Not really. Fat has the most energy per gram, and it will give you the most bang for your buck in terms of feeling full and energized throughout the day. Healthy fats such as avocados, coconut oil, olive oil, and nut/seed butters can be a great source of quick and sustainable energy.

It may sound counterintuitive, but don’t completely ditch fat when trying to lose fat.

Myth #3: You Have to Work Much Harder in the Gym

Am I saying that you shouldn’t work hard? Absolutely not.

But you have to understand that when you’re dieting, your body is running on a lower amount of energy than it is accustomed to. If you try to ramp up the intensity every workout like you normally would, your progress will slow and you will burn out.

When dieting, work smarter, not harder. Listen to your body and adjust accordingly, taking a day off if needed.

Myth #4: Exercises Must Be Performed With Light Weight for High Repetitions

The idea that you need to do upwards of twenty repetitions with an extremely light weight in order to get “toned” is outdated and flat out wrong.

There is no rep range that will make you look “toned”; definition is achieved when you have muscle at a low body fat percentage. This misconception is most common among women who are afraid to lift heavy weights in fear of becoming “bulky”. That is another myth in and of itself, so I won’t go into detail.

What I will say is that lifting moderately heavy weight in the 8-10 repetition range will give you some muscle gain and provide enough stimuli to maintain the muscle that you have if you’re dieting. Don’t be afraid to lift heavy (you too, ladies), as it’s very beneficial for fat loss and muscle retention.

Myth #5: You Must Starve Yourself

This is a major problem among those who are trying to lose a significant amount of weight. The thought is that if they cut calories enough, almost to the point of starvation, their body will have no choice but to lose fat.

This is a terrible way to look at fat loss as it can cause some serious issues that are worse than the accumulated fat. To sum up the negatives, when you reduce your caloric intake below a certain point (this is individual to each person), your metabolism shuts down.

Your body thinks that it’s going through a famine and it struggles to hold onto every bit of fat because fat contains the most energy per gram. Having no other alternative, you are then forced to burn muscle tissue for energy. This situation is very easily avoidable. If you are going to go on a weight loss diet, be sure to lower calories slowly. When progress begins to stall, you can lower calories little by little, but never to the point of starvation.

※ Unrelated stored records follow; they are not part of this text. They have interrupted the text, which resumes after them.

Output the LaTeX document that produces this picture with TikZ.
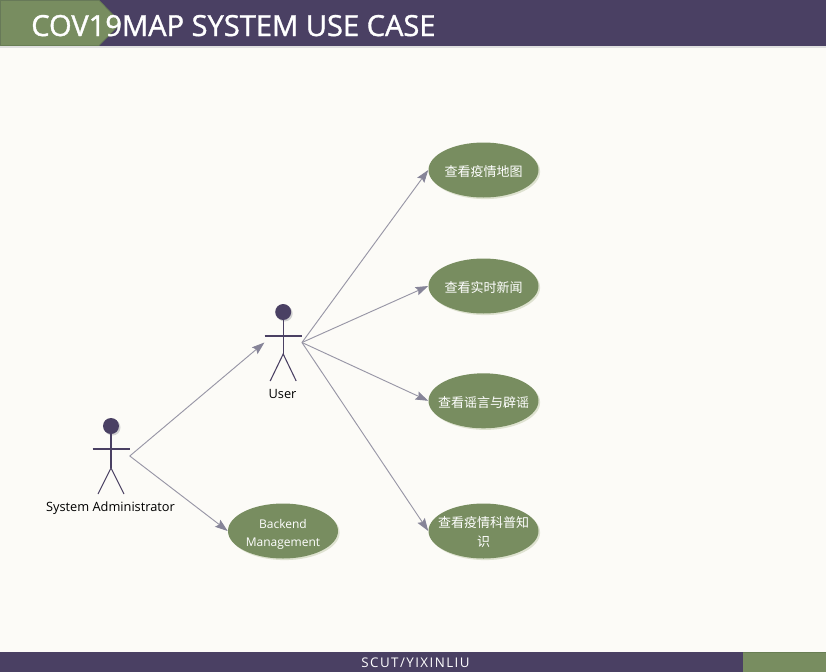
\documentclass[tikz,border=0pt]{standalone}
\usepackage{fontspec}
\setmainfont{Open Sans}
\newfontfamily\cjk{Noto Sans CJK SC}
\newfontfamily\titlefont[FakeBold=1.2]{Open Sans}
\newfontfamily\footfont[LetterSpace=11]{Open Sans}
\usetikzlibrary{arrows.meta,shapes.geometric}
\definecolor{bgc}{RGB}{252,251,247}
\definecolor{purp}{RGB}{74,64,99}
\definecolor{grn}{RGB}{120,141,96}
\definecolor{grnd}{RGB}{104,126,84}
\definecolor{shad}{RGB}{222,226,208}
\definecolor{linec}{RGB}{152,150,166}
\definecolor{tipc}{RGB}{134,132,152}
\tikzset{
  x=0.75pt,y=-0.75pt,
  usecase/.style={ellipse,fill=grn,minimum width=82.5pt,minimum height=41.25pt,inner xsep=-7pt,inner ysep=-3pt,
    text=white,align=center,font=\fontsize{9.75}{13.5}\selectfont,text width=72pt,
    preaction={draw=none,fill=shad,transform canvas={shift={(1.2pt,-1.2pt)}}}},
  actorbox/.style={rectangle,minimum width=27.75pt,minimum height=57.5pt,inner sep=0pt,draw=none},
  actorline/.style={draw=purp,line width=0.8pt},
  actorlabel/.style={font=\fontsize{9.6}{11}\selectfont,text=black,inner sep=0pt},
  conn/.style={draw=linec,line width=0.7pt,-{Stealth[length=9.5pt,width=6.5pt,inset=1.5pt,color=tipc]}},
  band/.style={fill=purp,draw=none},
}
\begin{document}
\begin{tikzpicture}
\useasboundingbox (0,0) rectangle (826,672);
\fill[bgc] (0,0) rectangle (826,672);
% header
\fill[black!12] (0,45) rectangle (826,47.5);
\fill[band] (0,0) rectangle (826,45.5);
\fill[grn,draw=grnd,line width=0.5pt] (0.3,0.3) -- (99,0.3) -- (121,23) -- (99,45.5) -- (0.3,45.5) -- cycle;
\node[anchor=base west,inner sep=0pt,text=white,font=\titlefont\fontsize{21.8}{24}\selectfont] (title) at (31,36) {COV19MAP SYSTEM USE CASE};
% footer
\fill[band] (0,652) rectangle (826,672);
\fill[grn] (743,652.5) rectangle (826,672);
\draw[grnd,line width=0.5pt] (743,652.5) -- (826,652.5);
\node[inner sep=0pt,text=white,font=\footfont\fontsize{10}{11}\selectfont] (footer) at (415.5,663) {SCUT/YIXINLIU};
% actors
\node[actorbox] (user) at (283.2,342.5) {};
\node[actorbox] (admin) at (111,456) {};
\foreach \a/\hy/\ay/\by/\fy in {user/-30.5/-6.5/11.5/38.5, admin/-30/-7/12/38}{
  \begin{scope}[shift={(\a.center)}]
    \fill[black!18] (1.5,\hy+1.5) circle[radius=8];
    \fill[purp] (0,\hy) circle[radius=8];
    \draw[actorline] (0,\hy) -- (0,\by);
    \draw[actorline] (-18.5,\ay) -- (18.5,\ay);
    \draw[actorline] (-13,\fy) -- (0,\by) -- (13,\fy);
  \end{scope}
}
\node[actorlabel] (ulabel) at (282.5,393.5) {User};
\node[actorlabel] (alabel) at (110.5,508) {System Administrator};
% use cases
\node[usecase] (u1) at (483.5,170) {\rule{0pt}{11pt}\cjk 查看疫情地图};
\node[usecase] (u2) at (483.5,286) {\rule{0pt}{11pt}\cjk 查看实时新闻};
\node[usecase] (u3) at (483.5,400.8) {\rule{0pt}{11pt}\cjk 查看谣言与辟谣};
\node[usecase] (u4) at (483.5,531) {\rule{0pt}{10pt}\cjk 查看疫情科普知\\[1.1pt]\cjk 识};
\node[usecase,font=\fontsize{9}{13.5}\selectfont] (u5) at (283,531) {\rule{0pt}{12pt}Backend\\Management};
% connectors
\draw[conn] (admin.east) -- (user.west);
\draw[conn] (admin.east) -- (u5.west);
\draw[conn] (user.east) -- (u1.west);
\draw[conn] (user.east) -- (u2.west);
\draw[conn] (user.east) -- (u3.west);
\draw[conn] (user.east) -- (u4.west);
\end{tikzpicture}
\end{document}
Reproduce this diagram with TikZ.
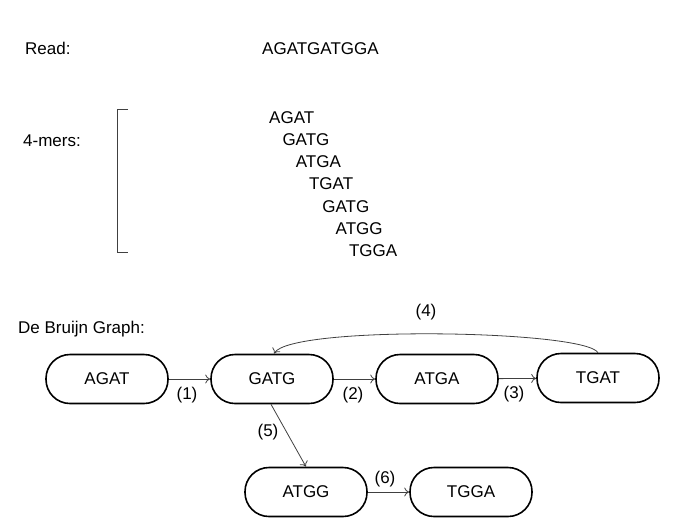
\documentclass[tikz,border=0pt]{standalone}
\usepackage{fontspec}
\setmainfont{Liberation Sans}
\usetikzlibrary{arrows.meta}
\begin{document}
\begin{tikzpicture}[x=1pt,y=-1pt,
  every node/.style={font=\fontsize{17pt}{20pt}\selectfont},
  txt/.style={anchor=base west,inner sep=0pt},
  kbox/.style={draw=black,line width=1.6pt,rounded corners=24pt,minimum width=122pt,minimum height=49pt,inner sep=0pt},
  lbl/.style={inner sep=0pt},
  edge/.style={draw=black!75,line width=0.8pt,-{To[length=5pt,width=9pt]}}]
\useasboundingbox (0,0) rectangle (692,531);
\node[txt] (read) at (25,54) {Read:};
\node[txt] (seq) at (262,54) {AGATGATGGA};
\node[txt] (kmers) at (23,146) {4-mers:};
\coordinate (bt) at (128,109);
\coordinate (bb) at (128,252);
\draw[black!75,line width=0.9pt] (bt) -- ++(-11,0) |- (bb);
\node[txt] (k1) at (269,123) {AGAT};
\node[txt] (k2) at (282.3,145.3) {GATG};
\node[txt] (k3) at (295.6,167.6) {ATGA};
\node[txt] (k4) at (308.9,189.9) {TGAT};
\node[txt] (k5) at (322.2,212.2) {GATG};
\node[txt] (k6) at (335.5,234.5) {ATGG};
\node[txt] (k7) at (348.8,256.8) {TGGA};
\node[txt] (dbg) at (18,333) {De Bruijn Graph:};
\node[kbox] (agat) at (107,379) {AGAT};
\node[kbox] (gatg) at (272,379) {GATG};
\node[kbox] (atga) at (437,379) {ATGA};
\node[kbox] (tgat) at (598,378) {TGAT};
\node[kbox] (atgg) at (306,492) {ATGG};
\node[kbox] (tgga) at (471,492) {TGGA};
\draw[edge] (agat) -- (gatg);
\draw[edge] (gatg) -- (atga);
\draw[edge] (atga) -- (tgat);
\draw[edge] (atgg) -- (tgga);
\draw[edge] (gatg.south) ++(-1,0) coordinate (g5) (g5) -- (atgg.north);
\draw[edge] (tgat.north) .. controls (585,330) and (290,325) .. ([xshift=2pt]gatg.north);
\node[lbl] (l1) at (187,395) {(1)};
\node[lbl] (l2) at (353,395) {(2)};
\node[lbl] (l3) at (514,394) {(3)};
\node[lbl] (l4) at (426,312) {(4)};
\node[lbl] (l5) at (268,432) {(5)};
\node[lbl] (l6) at (385,479) {(6)};
\end{tikzpicture}
\end{document}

Lowering calories slowly ensures that your metabolism functions properly so you can sustain fat loss over a longer period of time.

Wrap Up

You are now armed to fight against the misconceptions that are being spread in the fat loss industry. Do your best to spread the word about these common fat loss myths, as knowledge is power and the more people understand the proper way to approach losing fat, the healthier we will become.

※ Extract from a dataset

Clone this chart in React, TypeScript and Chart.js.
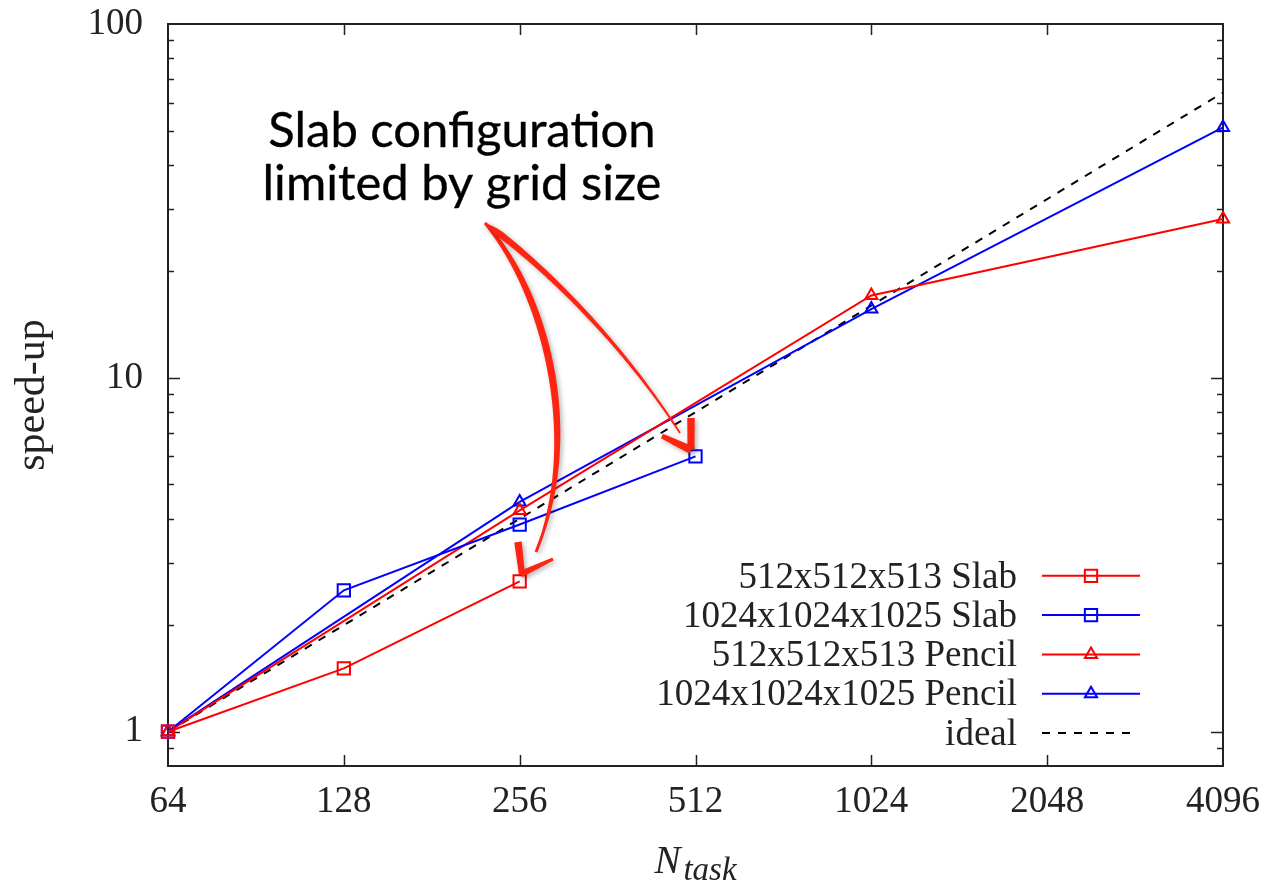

To learn more about fat loss and other fitness concepts, visit

Jacob Johnson

Writer and blogger who is passionate about high performance fitness and nutrition. Avid reader and learner, helping people live a healthier life. Visit my site at for more information.

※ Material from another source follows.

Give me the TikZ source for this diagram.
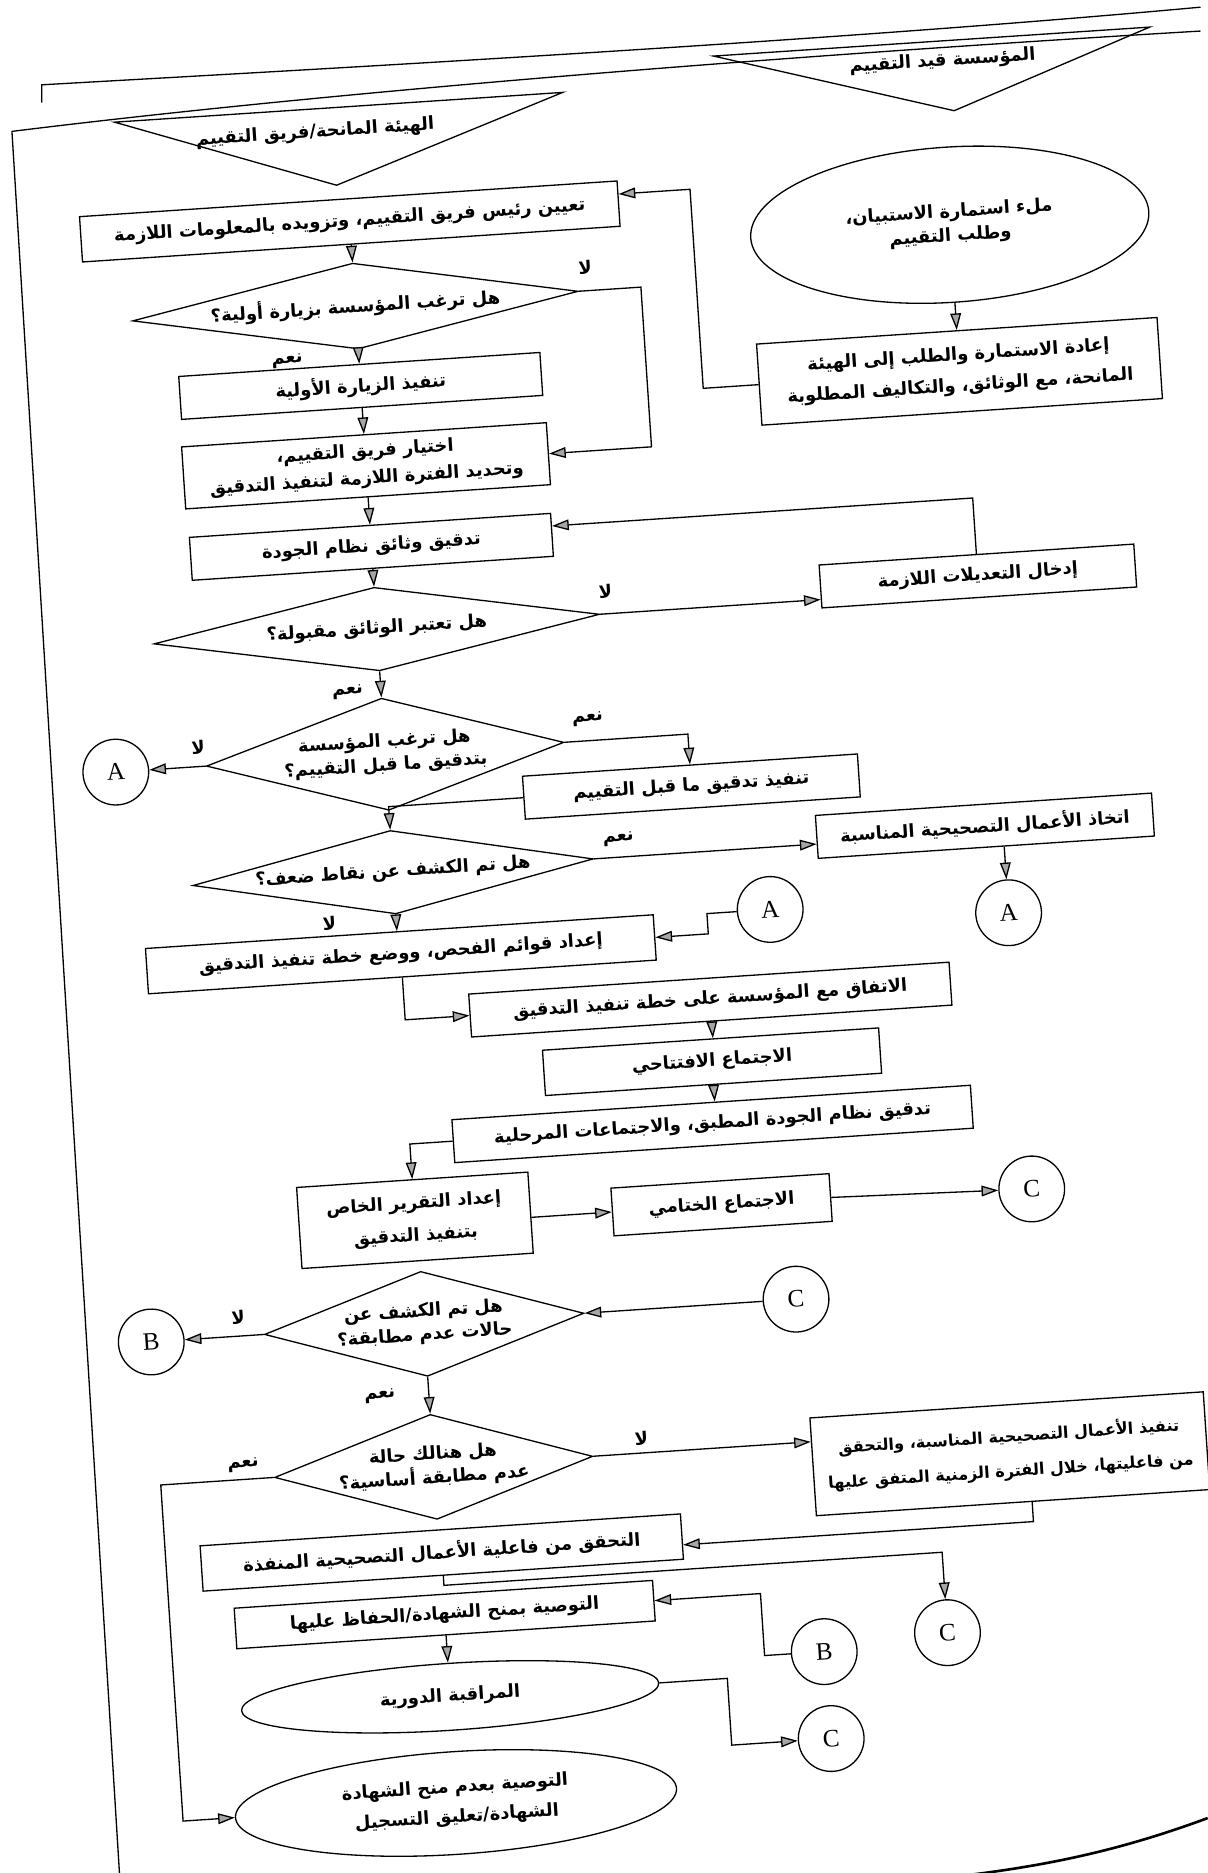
\documentclass[tikz,border=0pt]{standalone}
\usepackage{fontspec}
\usetikzlibrary{shapes.geometric,arrows.meta,calc}
\TeXXeTstate=1
\newfontfamily\arfont[Script=Arabic]{DejaVu Sans}
\newfontfamily\latfont{Liberation Serif}
\newcommand\artx[1]{\beginR #1\endR}
\tikzset{
  every node/.style={font={\arfont\bfseries\fontsize{15}{20}\selectfont}},
  lsk/.style 2 args={font={\arfont\bfseries\fontsize{#1}{#2}\selectfont}},
  wh/.style 2 args={minimum width=#1, minimum height=#2},
  box/.style={draw, rectangle, align=center, inner sep=3pt},
  dia/.style={draw, diamond, align=center, inner sep=0pt},
  ell/.style={draw, ellipse, align=center, inner sep=0pt},
  conn/.style={draw, circle, minimum size=55pt, inner sep=0pt, font={\latfont\fontsize{21}{21}\selectfont}},
  arr/.style={-{Triangle[length=14pt,width=9pt,fill=gray!70]}},
  lab/.style={inner sep=1pt},
}
\begin{document}
\begin{tikzpicture}[x=1pt,y=-1pt,line width=1.1pt]
\useasboundingbox (0,0) rectangle (1011,1568);
% page frame (drawn in image coordinates)
\draw (35,86) -- (35,71) .. controls (300,56) and (700,34) .. (1005,6);
\draw (100,1568) -- (10,110) .. controls (300,74) and (700,44) .. (1005,26);
\draw[line width=2.2pt] (1011,1522) .. controls (930,1552) and (860,1566) .. (760,1575);
\begin{scope}[rotate around={3.8:(500,800)}, transform shape]
% headers
\draw (647,55) -- (1013,55) -- (845,114) -- cycle;
\node (hdrR) at (838,72) {\artx{المؤسسة قيد التقييم}};
\draw (143,77) -- (519,77) -- (325,142) -- cycle;
\node (hdrL) at (310,97) {\artx{الهيئة المانحة/فريق التقييم}};
% right column top
\node[ell, wh={334pt}{130pt}] (E1) at (835,209) {\artx{ملء استمارة الاستبيان،}\\\artx{وطلب التقييم}};
\node[box, wh={336pt}{68pt}, lsk={15}{26}] (R1) at (835,332) {\artx{إعادة الاستمارة والطلب إلى الهيئة}\\\artx{المانحة، مع الوثائق، والتكاليف المطلوبة}};
% main column
\node[box, wh={451pt}{38pt}] (B1) at (334,173) {\artx{تعيين رئيس فريق التقييم، وتزويده بالمعلومات اللازمة}};
\node[dia, aspect=5.2, wh={374pt}{72pt}] (D1) at (334,244) {\artx{هل ترغب المؤسسة بزيارة أولية؟}};
\node[box, wh={303pt}{36pt}] (B2) at (334,311) {\artx{تنفيذ الزيارة الأولية}};
\node[box, wh={306pt}{52pt}, lsk={15}{23}] (B3) at (334,378) {\artx{اختيار فريق التقييم،}\\\artx{وتحديد الفترة اللازمة لتنفيذ التدقيق}};
\node[box, wh={303pt}{36pt}] (B4) at (334,446) {\artx{تدقيق وثائق نظام الجودة}};
\node[box, wh={264pt}{36pt}] (R2) at (839,504) {\artx{إدخال التعديلات اللازمة}};
\node[dia, aspect=5.3, wh={374pt}{70pt}] (D2) at (334,515) {\artx{هل تعتبر الوثائق مقبولة؟}};
\node[dia, aspect=3.2, wh={300pt}{94pt}] (D3) at (334,620) {\artx{هل ترغب المؤسسة}\\\artx{بتدقيق ما قبل التقييم؟}};
\node[conn] (A1) at (108,620) {A};
\node[box, wh={281pt}{36pt}] (B5) at (588,664) {\artx{تنفيذ تدقيق ما قبل التقييم}};
\node[dia, aspect=4.8, wh={336pt}{70pt}] (D4) at (334,719) {\artx{هل تم الكشف عن نقاط ضعف؟}};
\node[box, wh={282pt}{36pt}] (R3) at (831,713) {\artx{اتخاذ الأعمال التصحيحية المناسبة}};
\node[conn] (A2) at (846,787) {A};
\node[conn] (A3) at (647,771) {A};
\node[box, wh={426pt}{38pt}] (B6) at (336,788) {\artx{إعداد قوائم الفحص، ووضع خطة تنفيذ التدقيق}};
\node[box, wh={403pt}{36pt}] (B7) at (592,843) {\artx{الاتفاق مع المؤسسة على خطة تنفيذ التدقيق}};
\node[box, wh={282pt}{38pt}] (B8) at (590,895) {\artx{الاجتماع الافتتاحي}};
\node[box, wh={435pt}{36pt}] (B9) at (587,947) {\artx{تدقيق نظام الجودة المطبق، والاجتماعات المرحلية}};
\node[box, wh={194pt}{68pt}, lsk={15}{27}] (B10) at (333,1011) {\artx{إعداد التقرير الخاص}\\\artx{بتنفيذ التدقيق}};
\node[box, wh={183pt}{40pt}] (B11) at (590,1015) {\artx{الاجتماع الختامي}};
\node[conn] (C1) at (850,1019) {C};
\node[dia, aspect=3.05, wh={268pt}{88pt}] (D5) at (335,1098) {\artx{هل تم الكشف عن}\\\artx{حالات عدم مطابقة؟}};
\node[conn] (Bc1) at (106,1098) {B};
\node[conn] (C2) at (647,1098) {C};
\node[dia, aspect=3.05, wh={267pt}{88pt}] (D6) at (335,1218) {\artx{هل هنالك حالة}\\\artx{عدم مطابقة أساسية؟}};
\node[box, wh={330pt}{82pt}, lsk={13.5}{29}] (R4) at (817,1239) {\artx{تنفيذ الأعمال التصحيحية المناسبة، والتحقق}\\\artx{من فاعليتها، خلال الفترة الزمنية المتفق عليها}};
\node[box, wh={403pt}{38pt}] (B12) at (337,1290) {\artx{التحقق من فاعلية الأعمال التصحيحية المنفذة}};
\node[box, wh={351pt}{34pt}] (B13) at (336,1342) {\artx{التوصية بمنح الشهادة/الحفاظ عليها}};
\node[conn] (C3) at (755,1385) {C};
\node[conn] (Bc2) at (651,1394) {B};
\node[ell, wh={350pt}{56pt}] (E2) at (336,1411) {\artx{المراقبة الدورية}};
\node[conn] (C4) at (652,1467) {C};
\node[ell, wh={370pt}{86pt}, lsk={15}{25}] (E3) at (335,1500) {\artx{التوصية بعدم منح الشهادة}\\\artx{الشهادة/تعليق التسجيل}};
% labels
\node[lab] (l1) at (528,224) {\artx{لا}};
\node[lab] (l2) at (274,286) {\artx{نعم}};
\node[lab] (l3) at (527,496) {\artx{لا}};
\node[lab] (l4) at (306,566) {\artx{نعم}};
\node[lab] (l5) at (178,604) {\artx{لا}};
\node[lab] (l6) at (505,602) {\artx{نعم}};
\node[lab] (l7) at (524,704) {\artx{نعم}};
\node[lab] (l8) at (278,758) {\artx{لا}};
\node[lab] (l9) at (180,1082) {\artx{لا}};
\node[lab] (l10) at (294,1156) {\artx{نعم}};
\node[lab] (l11) at (510,1206) {\artx{لا}};
\node[lab] (l12) at (176,1206) {\artx{نعم}};
% helper coordinates
\coordinate (k1) at (620,165);
\coordinate (k2) at (106,1218);
% connectors
\draw[arr] (E1.south) -- (E1.south |- R1.north);
\draw[arr] (R1.west) -| (k1) -- (k1 -| B1.east);
\draw[arr] (B1.south) -- (D1.north);
\draw[arr] (D1.south) -- (B2.north);
\draw[arr] (D1.east) -- ++(52,0) |- (B3.east);
\draw[arr] (B2.south) -- (B3.north);
\draw[arr] (B3.south) -- (B4.north);
\draw[arr] (R2.north) |- ($(B4.north east)!0.3!(B4.south east)$);
\draw[arr] (B4.south) -- (D2.north);
\draw[arr] (D2.east) -- (D2.east -| R2.west);
\draw[arr] (D2.south) -- (D3.north);
\draw[arr] (D3.west) -- (A1);
\draw[arr] (D3.east) -| (B5.north);
\draw[arr] (B5.west) -| (D4.north);
\draw[arr] (D4.east) -- (D4.east -| R3.west);
\draw[arr] (A2.north |- R3.south) -- (A2.north);
\draw[arr] (D4.south) -- (D4.south |- B6.north);
\draw[arr] (A3.west) -- ++(-25,0) |- (B6.east);
\draw[arr] (B6.south) |- (B7.west);
\draw[arr] (B7.south) -- (B7.south |- B8.north);
\draw[arr] (B8.south) -- (B8.south |- B9.north);
\draw[arr] (B9.west) -| (B10.north);
\draw[arr] (B11.west -| B10.east) -- (B11.west);
\draw[arr] (B11.east) -- (C1);
\draw[arr] (C2) -- (D5.east);
\draw[arr] (D5.west) -- (Bc1);
\draw[arr] (D5.south) -- (D6.north);
\draw[arr] (D6.east) -- (D6.east -| R4.west);
\draw[arr] (D6.west) -- (k2) |- (E3.west);
\draw[arr] ($(R4.south)+(16,0)$) |- ($(B12.east)+(0,7)$);
\draw[arr] (B12.south) -- ++(0,8) -| (C3.north);
\draw[arr] (Bc2.west) -- ++(-22,0) |- (B13.east);
\draw[arr] (B13.south) -- (E2.north);
\draw[arr] (E2.east) -- ++(57,0) |- (C4.west);
\end{scope}
\end{tikzpicture}
\end{document}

5 thoughts on “Are You Falling Victim to These 5 Fat Loss Myths?

  • April 22, 2013 at 8:00 am

    Thanks for the tips ! Even though they may be slightly counter intuitive, I’m gonna give them a try.

    • April 22, 2013 at 11:38 am

      Glad you enjoyed the article, Aimee. No matter what you do, just keep experimenting and find what specific methods work for your goals.

      Jacob Johnson

  • April 20, 2013 at 7:20 am

    Morey hit the nail on the head. Muscle mass takes a great amount of energy to maintain, and if you’re in an overly extreme caloric deficit and not consuming enough protein, your body will tap into muscle tissue for energy.

    Jacob Johnson

  • April 19, 2013 at 11:23 am

    Unfortunately, that is the way the body works. If it is in starvation mode, it will burn muscle instead of fat. It’s easier to burn the muscle, so when the body “thinks” it’s starving, it burns that which takes less energy.

  • April 19, 2013 at 11:08 am

    Thats hard to believe that to go on an extrerme diet,that the body will stop burning fat & will instead burn the muscle tissues intead.